Dans les colonnes du 28 juillet 2017 du Quotidien Emergence, Paul Ayah Abine le Magistrat détenu au Secrétariat d’Etat à la défense (Sed) s’exprime sur sa détention qu’il juge «arbitraire». Il parle surtout aussi de l’action qu’il a engagée auprès de l’Organisation des Nations unies (Onu). L’ancien avocat général près la Cour suprême a en date du 6 juillet 2017, par le biais de ses proches fait parvenir une correspondance au Groupe de travail arbitraire de l’Onu. Dans ladite correspondance il demande au groupe de travail onusien d’examiner son cas.
Sur les raisons qui l’ont poussé à saisir la Commission des droits de l’homme des Nations unies, Paul Ayah Abine déclare «je suis enlevé de mon domicile et détenu contre toutes les lois de la République. Tous les recours internes ont été épuisé sans que la justice tant attendue par l’ensemble des camerounais de bonne foi me soit rendue. Cette justice est confisquée par certains individus qui manipulent nos institutions républicaines. Sans surprise, tous les magistrats qui ont examiné mon affaire ont été promus récemment par le Chef de l’Etat lors du dernier Conseil de la magistrature. Vous comprenez vous-mêmes que dans le contexte actuel au Cameroun, la justice ne peut pas être rendue en ma faveur».

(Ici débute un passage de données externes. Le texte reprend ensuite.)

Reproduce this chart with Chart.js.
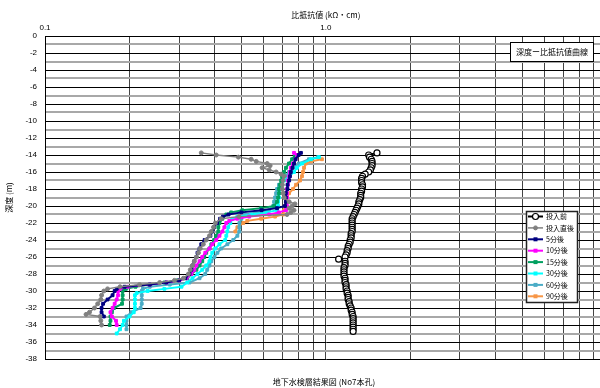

A la question de savoir si le magistrat pense que sa plainte va connaître une évolution, il déclare «je garde espoir et je crois en Dieu. Les faits sont là, je ne sais pas ce qu’on me reproche, car je n’ai même pas besoin des avocats pour me défendre. La pétition en question attaque la forme et non le fond du dossier. Cette action va dans la même logique que l’habeas corpus inscrite dans l’article 548 de notre code de procédure pénale. Il est cas de statuer sur mon cas, commençant par mon arrestation, jusqu’à la mise en détention. Il faut juste qu’on me dise si la procédure normale a été suivie».
Paul Ayah Abine ajoute qu’en fait il paie le prix de son opposition à la modification de la Constitution en 2008 alors qu’il était Député du Rassemblement démocratique du peuple camerounais (Rdpc).